Mickens, in fact, was clearly targeted during the Redskins' most important offensive sequence.

With the Jets leading 17-13 and eight minutes remaining, the Redskins needed a touchdown. Johnson completed a 13-yard pass to Connell, who beat Mickens, and a 15-yard pass to Connell, who beat Mickens again. On the next play, Mickens grabbed Connell's arm to prevent another reception, but was called for pass interference--a 35-yard penalty. Two plays later, Johnson again went to Mickens, who grabbed Connell around the waist to slow him down. That seven-yard penalty put the Redskins at the 4 and set up a short touchdown run by Stephen Davis for a 20-17 lead.

On the next possession, after a Jets fumble, Johnson threw to Connell again. Mickens not only was beaten on the play, but also committed another interference penalty. That set up another Davis touchdown run, which made it 27-17 and provided a big enough cushion to win.

"He just couldn't hold me," Connell said. Asked if the Redskins could have exploited that mismatch a little earlier in the game, Connell said, "That's what I was wondering, when we would get started because I felt all day I was open. . . . He's my buddy; I talked a little noise about that big contract. I said, 'You have to give it back.' It was all in good fun."

Perhaps not to Mickens, who slipped out of the locker room after the game rather than talk to media members about his misadventures. Aaron Glenn, a fellow cornerback, was left to talk for his teammate.

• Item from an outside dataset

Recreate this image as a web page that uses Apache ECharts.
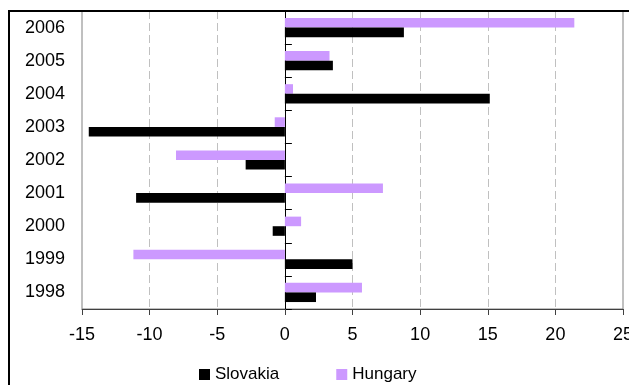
<!DOCTYPE html>
<html>
<head>
<meta charset="utf-8">
<script src="https://cdn.jsdelivr.net/npm/echarts@6/dist/echarts.min.js"></script>
<style>
html,body{margin:0;padding:0;background:#fff;}
#c{width:629px;height:385px;}
</style>
</head>
<body>
<div id="c"></div>
<script>
var categories = ['1998','1999','2000','2001','2002','2003','2004','2005','2006'];
var slovakia = [2.3, 5.0, -0.9, -11.0, -2.9, -14.5, 15.15, 3.55, 8.8];
var hungary = [5.7, -11.2, 1.2, 7.25, -8.05, -0.75, 0.6, 3.3, 21.4];
var xMin = -15, xMax = 25, xStep = 5;

var chart = echarts.init(document.getElementById('c'), null, {renderer:'canvas'});
var font = '"Liberation Sans", Arial, sans-serif';
chart.setOption({
  animation: false,
  backgroundColor: '#fff',
  textStyle: {fontFamily: font},
  grid: {left: 82, top: 11, width: 541, height: 298, show: true, borderColor: '#808080', borderWidth: 1, backgroundColor: 'transparent', containLabel: false, outerBoundsMode: 'none'},
  legend: {
    left: 199, top: 366, padding: 0, itemWidth: 11, itemHeight: 11, itemGap: 57,
    icon: 'rect',
    textStyle: {fontSize: 17, color: '#000', fontFamily: font, padding: [0,0,0,0]},
    data: ['Slovakia','Hungary']
  },
  xAxis: {
    type: 'value', min: xMin, max: xMax, interval: xStep,
    axisLine: {show: true, onZero: false, lineStyle: {color: '#404040', width: 1}},
    axisTick: {show: true, length: 6, lineStyle: {color: '#404040'}},
    axisLabel: {fontSize: 18, color: '#000', margin: 17, fontFamily: font},
    splitLine: {show: true, lineStyle: {color: '#c0c0c0', type: [8,4], width: 1}}
  },
  yAxis: [{
    type: 'category', data: categories,
    axisLine: {show: true, onZero: true, lineStyle: {color: '#000', width: 1}},
    axisTick: {show: true, inside: true, length: 7, lineStyle: {color: '#000'}},
    axisLabel: {show: false},
    splitLine: {show: false}
  },{
    type: 'category', data: categories, position: 'left',
    axisLine: {show: false}, axisTick: {show: false},
    axisLabel: {fontSize: 18, color: '#000', margin: 17, fontFamily: font},
    splitLine: {show: false}
  }],
  series: [{
    name: 'Hungary', type: 'bar', data: hungary, yAxisIndex: 0,
    itemStyle: {color: '#cc99ff'}, barGap: '0%', barCategoryGap: '42%'
  },{
    name: 'Slovakia', type: 'bar', data: slovakia, yAxisIndex: 0,
    itemStyle: {color: '#000000'}, barGap: '0%', barCategoryGap: '42%'
  }],
  graphic: [{
    type: 'rect', silent: true, z: 100,
    shape: {x: 9, y: 11, width: 700, height: 500},
    style: {fill: 'none', stroke: '#000', lineWidth: 2}
  }]
});
</script>
</body>
</html>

"Ray's got to keep pushing forward," Glenn said. "He can't let other people think he's out of it. He's got to keep fighting."

Asked if he sought Mickens out to offer encouragement, Glenn said: "He's not a baby. He's not a kid. He knows what he has to do."

The Jets were so consumed with being 0-3 they probably knew that questioning an official's reversal of a touchdown pass to Johnson would sound like sour grapes.

"This is the first time in many years I've had to bite my lip," Coach Bill Parcells said. He didn't say whether restraint was necessary to keep from criticizing his team or the officials. Asked if he saw any progress from last week, when the Jets were trampled by the Bills in Buffalo, Parcells said, "I thought we played a little better. . . . But it comes down to, in the end, making some plays and a couple of guys were just not competitive in the end of the game there."

He didn't mention Mickens by name. But asked about fourth-quarter penalties, Parcells said it was a "lack of concentration and poor judgment. . . . That's what I've always attributed them to and that's what they're caused by."

Parcells, whose team has been without six key players most of these first three games, said of the immediate future: "It doesn't look very good right now to me. This has been a very tough time for me and it continues to be. . . . We've got to figure out how to approach it."